For the entries below, copy exactly the line that contains "Rebuild this chart" through the line that contains "from matplotlib.patches import", both ends included, and exclude all pictures.

Raw data:
----

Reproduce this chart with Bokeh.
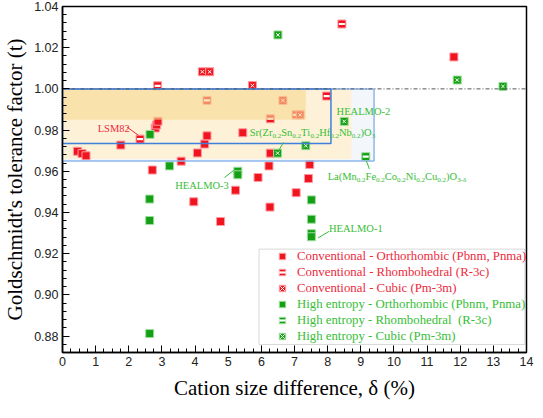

----

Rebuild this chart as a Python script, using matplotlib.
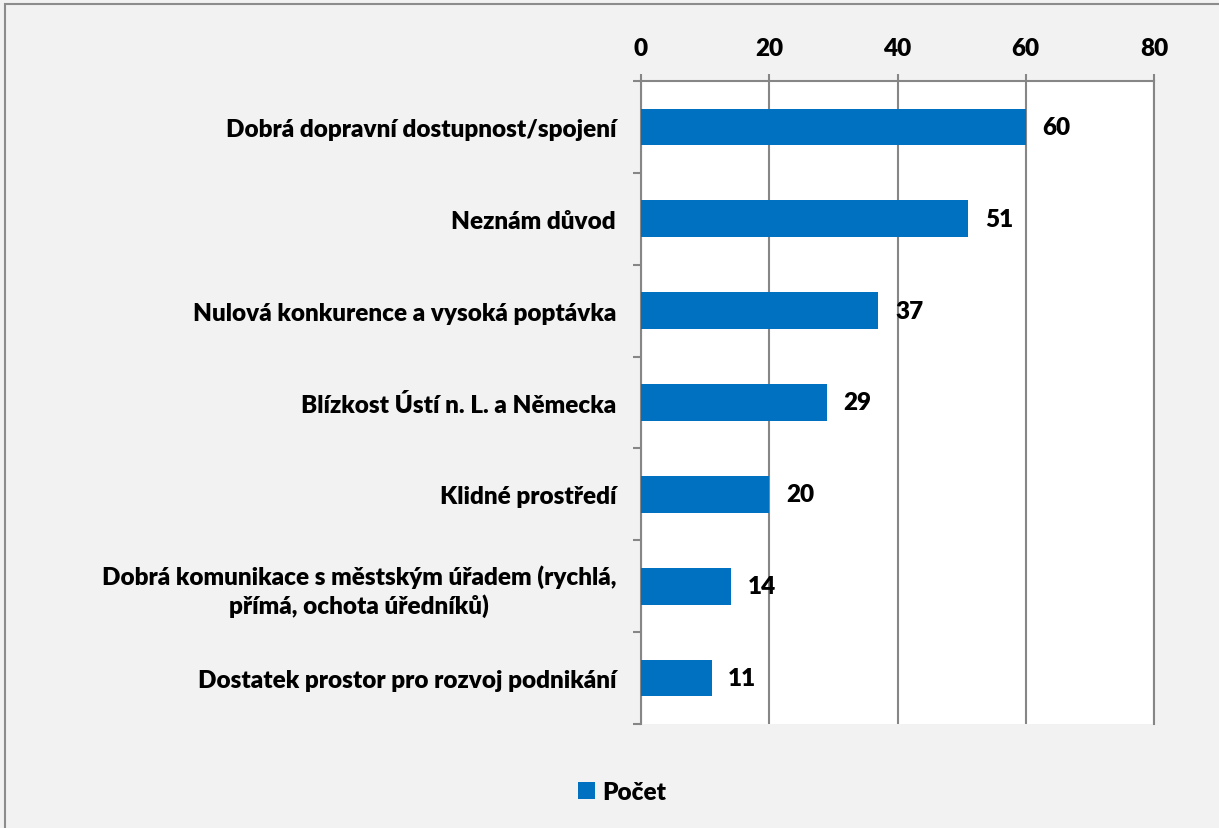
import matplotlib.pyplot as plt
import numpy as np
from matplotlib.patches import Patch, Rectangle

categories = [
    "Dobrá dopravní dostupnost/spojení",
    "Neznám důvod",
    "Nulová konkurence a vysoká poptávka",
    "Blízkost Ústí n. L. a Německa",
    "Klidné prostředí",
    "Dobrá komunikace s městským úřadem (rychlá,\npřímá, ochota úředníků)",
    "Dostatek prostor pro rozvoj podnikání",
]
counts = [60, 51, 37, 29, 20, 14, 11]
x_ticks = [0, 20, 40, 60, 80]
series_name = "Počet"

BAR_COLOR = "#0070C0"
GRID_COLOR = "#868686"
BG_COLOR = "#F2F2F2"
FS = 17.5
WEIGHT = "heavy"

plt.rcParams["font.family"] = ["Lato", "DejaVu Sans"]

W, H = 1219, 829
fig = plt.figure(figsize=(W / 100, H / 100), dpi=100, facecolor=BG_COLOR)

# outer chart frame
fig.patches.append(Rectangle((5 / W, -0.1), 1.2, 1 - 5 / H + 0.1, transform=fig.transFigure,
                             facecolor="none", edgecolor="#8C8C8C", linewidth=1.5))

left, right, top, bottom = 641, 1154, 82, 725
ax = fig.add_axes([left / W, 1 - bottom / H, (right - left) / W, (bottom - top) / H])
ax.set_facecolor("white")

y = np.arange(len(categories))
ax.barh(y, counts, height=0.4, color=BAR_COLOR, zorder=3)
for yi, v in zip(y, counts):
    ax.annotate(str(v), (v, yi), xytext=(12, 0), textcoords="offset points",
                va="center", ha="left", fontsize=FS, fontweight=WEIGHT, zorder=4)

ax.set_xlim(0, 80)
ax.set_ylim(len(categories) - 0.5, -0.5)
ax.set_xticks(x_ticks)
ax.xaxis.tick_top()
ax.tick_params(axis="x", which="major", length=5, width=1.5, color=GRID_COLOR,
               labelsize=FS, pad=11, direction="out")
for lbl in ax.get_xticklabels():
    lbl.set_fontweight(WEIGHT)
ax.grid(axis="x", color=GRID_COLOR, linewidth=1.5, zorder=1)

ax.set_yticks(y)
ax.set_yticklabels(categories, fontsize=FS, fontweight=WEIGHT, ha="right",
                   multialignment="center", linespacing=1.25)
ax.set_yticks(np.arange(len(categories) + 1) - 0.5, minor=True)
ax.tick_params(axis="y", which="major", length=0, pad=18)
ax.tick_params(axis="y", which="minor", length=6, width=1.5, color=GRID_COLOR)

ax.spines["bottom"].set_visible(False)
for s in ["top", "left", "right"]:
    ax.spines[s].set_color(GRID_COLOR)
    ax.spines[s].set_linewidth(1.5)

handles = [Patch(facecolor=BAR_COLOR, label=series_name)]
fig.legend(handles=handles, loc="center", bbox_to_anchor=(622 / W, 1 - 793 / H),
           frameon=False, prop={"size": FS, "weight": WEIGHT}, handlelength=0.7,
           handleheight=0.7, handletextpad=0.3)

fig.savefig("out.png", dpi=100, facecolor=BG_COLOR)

----

Solution to this task:
Rebuild this chart as a Python script, using matplotlib.
import matplotlib.pyplot as plt
import numpy as np
from matplotlib.patches import Patch, Rectangle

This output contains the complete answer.